WHAT TO PRODUCE:
Extract only the first line of the listing and every line after it up to and including the one with "(0,0) rectangle (470,308);". Omit the pictures.

SUPPLIED MATERIAL:
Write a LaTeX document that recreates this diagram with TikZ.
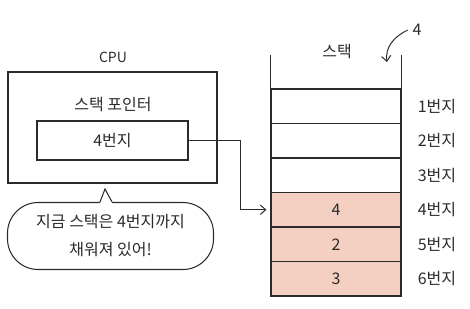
\documentclass[tikz,border=0pt]{standalone}
\usepackage{fontspec}
\setmainfont{Noto Sans CJK KR}
\usepackage{tikz}
\usetikzlibrary{arrows.meta, positioning, calc}
\definecolor{inkdark}{HTML}{2B2B2B}
\definecolor{stackfill}{HTML}{F4D0C2}
\tikzset{
    boxnode/.style={
        rectangle, draw=inkdark, line width=0.8pt, inner sep=0pt
    },
    labtext/.style={
        font=\fontsize{12}{14}\selectfont, text=inkdark
    },
    cellnode/.style={
        rectangle, draw=inkdark, fill=#1, line width=0.8pt,
        minimum width=97.5pt, minimum height=25.9pt, inner sep=0pt,
        font=\fontsize{12}{14}\selectfont, text=inkdark
    },
    cellnode/.default=white,
    ptrarrow/.style={
        -{Straight Barb[length=4pt, width=7pt]}, line width=0.75pt, color=inkdark
    },
}

\begin{document}
\begin{tikzpicture}[x=0.75pt, y=-0.75pt]
    \useasboundingbox (0,0) rectangle (470,308);

    % CPU and stack pointer
    \node[labtext, font=\fontsize{10.5}{12}\selectfont] (cpulab) at (113,57) {CPU};
    \node[boxnode, minimum width=156.75pt, minimum height=83.25pt] (cpu) at (112.5,127.5) {};
    \node[labtext] (sptitle) at (113,105) {스택 포인터};
    \node[boxnode, labtext, minimum width=113.25pt, minimum height=29.25pt] (ptr) at (112.5,140.5) {4번지};

    % speech bubble
    \node[boxnode, rounded corners=23pt, minimum width=154.5pt, minimum height=50.25pt,
          labtext, font=\fontsize{12}{21}\selectfont, align=center] (bubble) at (110.5,236)
          {지금 스택은 4번지까지\\채워져 있어!};
    \coordinate (ptip) at (105,189);
    \fill[white] ($(bubble.north)+(-11,2)$) -- (ptip) -- ($(bubble.north)+(2,2)$) -- cycle;
    \draw[inkdark, line width=0.8pt] ($(bubble.north)+(-10.5,0)$) -- (ptip) -- ($(bubble.north)+(1.5,0)$);

    % stack
    \node[labtext] (stacklab) at (337,52) {스택};
    \foreach \i/\val/\fc in {1//white, 2//white, 3//white, 4/4/stackfill, 5/2/stackfill, 6/3/stackfill} {
        \node[cellnode=\fc] (cell\i) at (336,{71.75+34.5*\i}) {\val};
        \node[labtext] (addr\i) at (437,{71.75+34.5*\i}) {\i{}번지};
    }
    \draw[inkdark, line width=0.8pt] (cell1.north west) -- ++(0,-33);
    \draw[inkdark, line width=0.8pt] (cell1.north east) -- ++(0,-33);

    % top pointer
    \node[labtext] (toplab) at (417,30) {4};
    \coordinate (toptip) at (387,62);
    \draw[ptrarrow] (toplab.west) .. controls (393,37) and (385,48) .. (toptip);

    % stack pointer to cell
    \coordinate (bend) at (240,140.5);
    \draw[ptrarrow] (ptr.east) -- (bend) |- ([xshift=-3pt]cell4.west);
\end{tikzpicture}
\end{document}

TASK OUTPUT:
Write a LaTeX document that recreates this diagram with TikZ.
\documentclass[tikz,border=0pt]{standalone}
\usepackage{fontspec}
\setmainfont{Noto Sans CJK KR}
\usepackage{tikz}
\usetikzlibrary{arrows.meta, positioning, calc}
\definecolor{inkdark}{HTML}{2B2B2B}
\definecolor{stackfill}{HTML}{F4D0C2}
\tikzset{
    boxnode/.style={
        rectangle, draw=inkdark, line width=0.8pt, inner sep=0pt
    },
    labtext/.style={
        font=\fontsize{12}{14}\selectfont, text=inkdark
    },
    cellnode/.style={
        rectangle, draw=inkdark, fill=#1, line width=0.8pt,
        minimum width=97.5pt, minimum height=25.9pt, inner sep=0pt,
        font=\fontsize{12}{14}\selectfont, text=inkdark
    },
    cellnode/.default=white,
    ptrarrow/.style={
        -{Straight Barb[length=4pt, width=7pt]}, line width=0.75pt, color=inkdark
    },
}

\begin{document}
\begin{tikzpicture}[x=0.75pt, y=-0.75pt]
    \useasboundingbox (0,0) rectangle (470,308);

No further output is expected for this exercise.